More recently developed approaches to protein analysis
Recently developed MALDI and electrospray mass spectrometric methods for mapping proteins by analysis of proteolytically generated
fragments eluted from 2-D gels have somewhat accelerated the process of protein identification and characterization. Technological
advances in mass spectrometry have lowered detection limits for proteolytic peptides dramatically and have raised considerable interest
for computer database searching based on peptide mass and sequence information [1-10].
Proteins are identified from genome databases
by matching experimental mass maps of protein spots to the theoretical masses calculated from the known gene sequences. Short
stretches of sequence information can confirm assignments or identify proteins from as little as one or two tryptic peptides or pull out an
identification from an expressed sequence tag database. Popular approaches for protein identification employ on-membrane or in-gel
proteolysis of excised bands followed by elution of the product peptides and optional on- or off-line cleanup prior to mass analysis (4, 6-8,
11-20).
A recent application of this methodology sequenced 4 tryptic peptides in identifying bovine serum albumin from an initial gel loading of 80
fmol (8). This application also highlights how far nanospray technology has been
pushed in identifying proteins from 2-D gels--none of the four tryptic peptides that were sequenced by tandem mass spectrometry were
observed in scanning Q1 of the triple quadrupole. Digest-related ions were extracted from the instrument noise with parent
ion scanning (21) by monitoring the immonium ions of Ile/Leu.
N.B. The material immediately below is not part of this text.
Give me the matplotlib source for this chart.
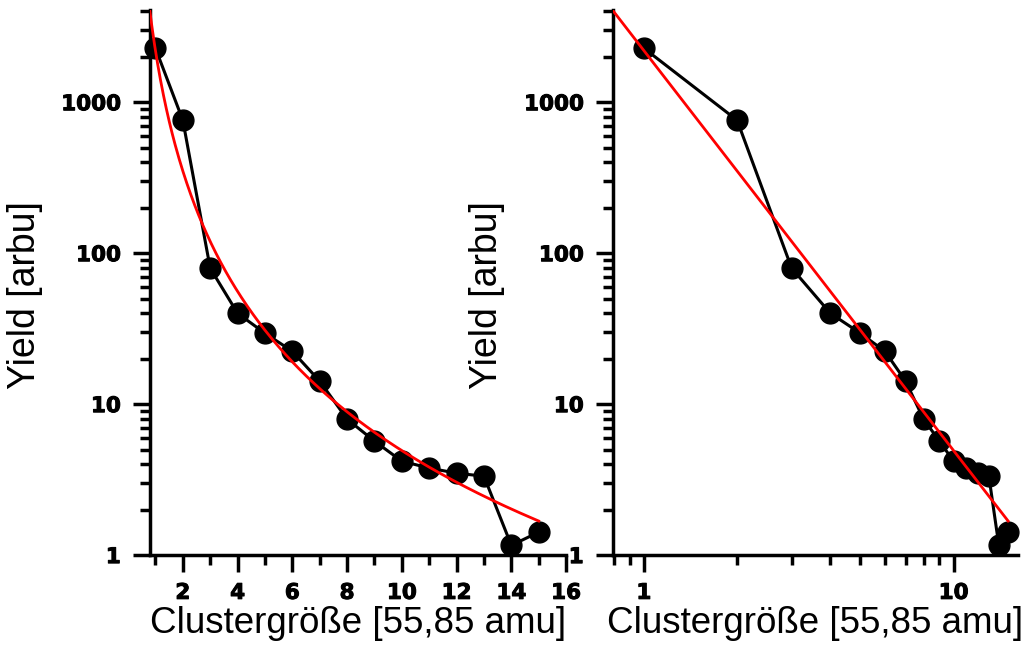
import numpy as np
import matplotlib.pyplot as plt
import matplotlib.patheffects as pe
from matplotlib import font_manager
from matplotlib.ticker import FixedLocator, LogLocator, NullFormatter, FuncFormatter

plt.switch_backend("Agg")
plt.rcParams["font.family"] = ["Liberation Sans", "DejaVu Sans"]

# cluster size and measured yield
cluster_size = [1, 2, 3, 4, 5, 6, 7, 8, 9, 10, 11, 12, 13, 14, 15]
yield_arbu = [2280, 760, 79.6, 40, 29.5, 22.4, 14.2, 7.96, 5.69, 4.19, 3.77, 3.49, 3.33, 1.16, 1.42]

# power-law fit y = A * x^-b
fit_A = 2200
fit_b = 2.65
fit_range = (0.794, 15)

x_label = "Clustergröße [55,85 amu]"
y_label = "Yield [arbu]"

tick_font = font_manager.FontProperties(family="DejaVu Sans", weight="bold", size=15.5)
heavy = [pe.withStroke(linewidth=0.7, foreground="black")]


def style_axes(ax):
    for side in ("top", "right"):
        ax.spines[side].set_visible(False)
    for side in ("left", "bottom"):
        ax.spines[side].set_linewidth(2.5)
    ax.tick_params(which="major", direction="out", length=12, width=2.5)
    ax.tick_params(axis="y", which="major", pad=9)
    ax.tick_params(axis="x", which="major", pad=8)
    ax.tick_params(which="minor", direction="out", length=7, width=2.5)
    ax.set_yscale("log")
    ax.set_ylim(1, 4060)
    ax.yaxis.set_major_locator(FixedLocator([1, 10, 100, 1000]))
    ax.yaxis.set_minor_locator(LogLocator(base=10, subs=np.arange(2, 10)))
    ax.yaxis.set_minor_formatter(NullFormatter())
    ax.yaxis.set_major_formatter(FuncFormatter(lambda v, p: f"{v:g}"))
    ax.set_xlabel(x_label, fontsize=26.5, labelpad=2)
    ax.set_ylabel(y_label, fontsize=27)


def draw_series(ax):
    xs = np.linspace(fit_range[0], fit_range[1], 400)
    ax.plot(cluster_size, yield_arbu, color="black", linewidth=2.2,
            marker="o", markersize=15, clip_on=False, zorder=3)
    ax.plot(xs, fit_A * xs ** (-fit_b), color="#ff0000", linewidth=2, zorder=4)


fig = plt.figure(figsize=(10.3, 6.5), dpi=100)

ax1 = fig.add_axes([0.1456, 0.146, 0.404, 0.838])
draw_series(ax1)
style_axes(ax1)
ax1.set_xlim(0.8, 16)
ax1.xaxis.set_major_locator(FixedLocator([2, 4, 6, 8, 10, 12, 14, 16]))
ax1.xaxis.set_minor_locator(FixedLocator([1, 3, 5, 7, 9, 11, 13, 15]))
ax1.yaxis.set_label_coords(-0.258, 0.477)

ax2 = fig.add_axes([0.595, 0.146, 0.393, 0.838])
draw_series(ax2)
style_axes(ax2)
ax2.set_xscale("log")
ax2.set_xlim(0.794, 16.1)
ax2.xaxis.set_major_locator(FixedLocator([1, 10]))
ax2.xaxis.set_minor_locator(LogLocator(base=10, subs=np.arange(2, 10)))
ax2.xaxis.set_minor_formatter(NullFormatter())
ax2.xaxis.set_major_formatter(FuncFormatter(lambda v, p: f"{v:g}"))
ax2.yaxis.set_label_coords(-0.267, 0.477)

for ax in (ax1, ax2):
    for lab in ax.get_xticklabels() + ax.get_yticklabels():
        lab.set_fontproperties(tick_font)
        lab.set_path_effects(heavy)

fig.savefig("out.png", dpi=100)
plt.close(fig)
Several other mapping-based methods explored in the past few years rely on post-electrophoretic elution of intact proteins followed by
enzymatic cleavage and optional clean-up steps prior to mass analysis (11,
12, 19,
22). Other variations involve blotting proteins from
gels to a polymeric membrane support for matrix-assisted laser desorption/ionization (MALDI)-MS; they are noteworthy in their ability
to provide masses of intact proteins and may be more amenable to automation (17,
23-28). MALDI approaches desorbing intact proteins from membranes with infrared
lasers have obtained good spectra by loading less than 1 µg of standard proteins onto 1-D gels (29,
30). Desorption with 337 nm, the wavelength of the inexpensive nitrogen lasers
almost universally supplied with commercial MALDI instruments, was reported to be much less successful than with infrared lasers
(29), however, recent successes have been reported at gel loadings down to 10 pmol/mm2
(25) and 50 pmol (17). Masses of intact
proteins have also been obtained by electroelution or extraction of proteins from gels, although usually at loadings on the order of a microgram.
A need for automation
These methods are elegant but automated throughputs of even 4 proteins identified per hour are still insufficient to have a major impact on
research. We need a revolutionary change. While some labs are automating the mass spectrometry and database searching portions of
proteome analysis, the bottleneck continues to lie with the steps upstream: excising gel spots one by one, performing digests, and sample
clean-up. There is a need to develop an approach that is easily automated and that will serve for the long term--an approach that will go
beyond the most intensely stained spots on a 2-D gel to the spots that cannot be visualized using protein staining techniques
and which will not only identify the proteins but characterize the structures by identifying changes in post-translational modifications.